I wonder how many folk have gone the following route. “I need amplification” (Naim); “I need a source” (Linn, pre-CD days); “I want to record” (Nakamichi). It is very familiar to me.
Here’s a photograph of a little back up system. Amps are NAC 112/NAP 200. The (fully functioning) tape deck is a Nakamichi DR3. It sounds lovely through (out of picture) a pair of very old ATC SCM 20 speakers The little box on top is a portable Roland digital recorder, great when you don’t want to set up mics etc. CD player ATC CD2. It’s all
Yup, recording is fun. I still record to tape - cassette and reel to reel - but most recording these days I do from analogue sources (reel tape and 45rpm 12" singles) to hi-res digital file. My favourite digital recorders are the Marantz PMD661 and PMD671, and the Sony PCM-D50 (I upgraded to a D100 but came back to the D50 as I preferred the playback sound quality - go figure!). The PMD671 I particularly like, not just because it performs really well, but also because it connects and operates just like a pro portable cassette deck.
I love recording still, i guess it takes me back to sunday nights and the top 40.
Tape can still sound good with the right gear. I personally like the dynamics the elcaset has just a shame it died before it could get going.

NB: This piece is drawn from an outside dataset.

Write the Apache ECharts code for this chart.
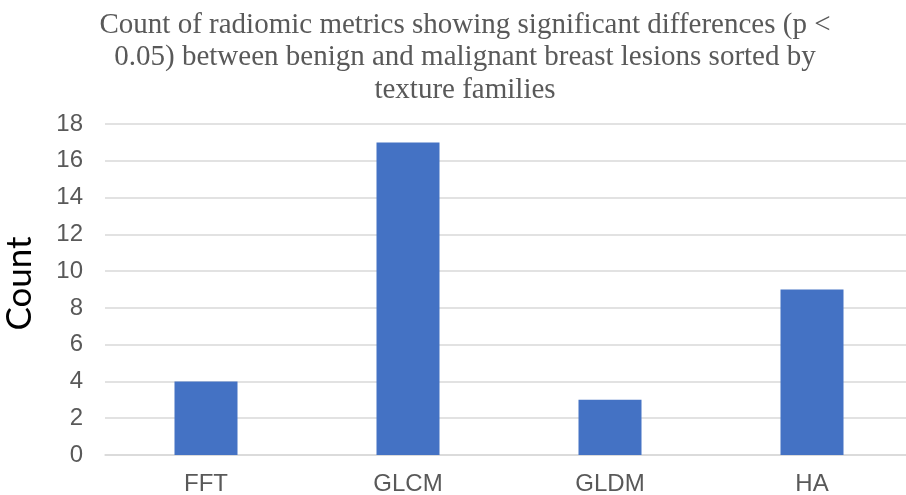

But the elcaset is easily the best recording cassette tape i have had the pleasure to use
When recorded at 24bit 96kHz the recording holds up surprisingly well. Losses are pretty small and subtle. I don’t clean up my digital recordings or subject them to any post recording processes - do that and you definitely lose something, so best left be, with chopping into individual tracks being all that’s needed.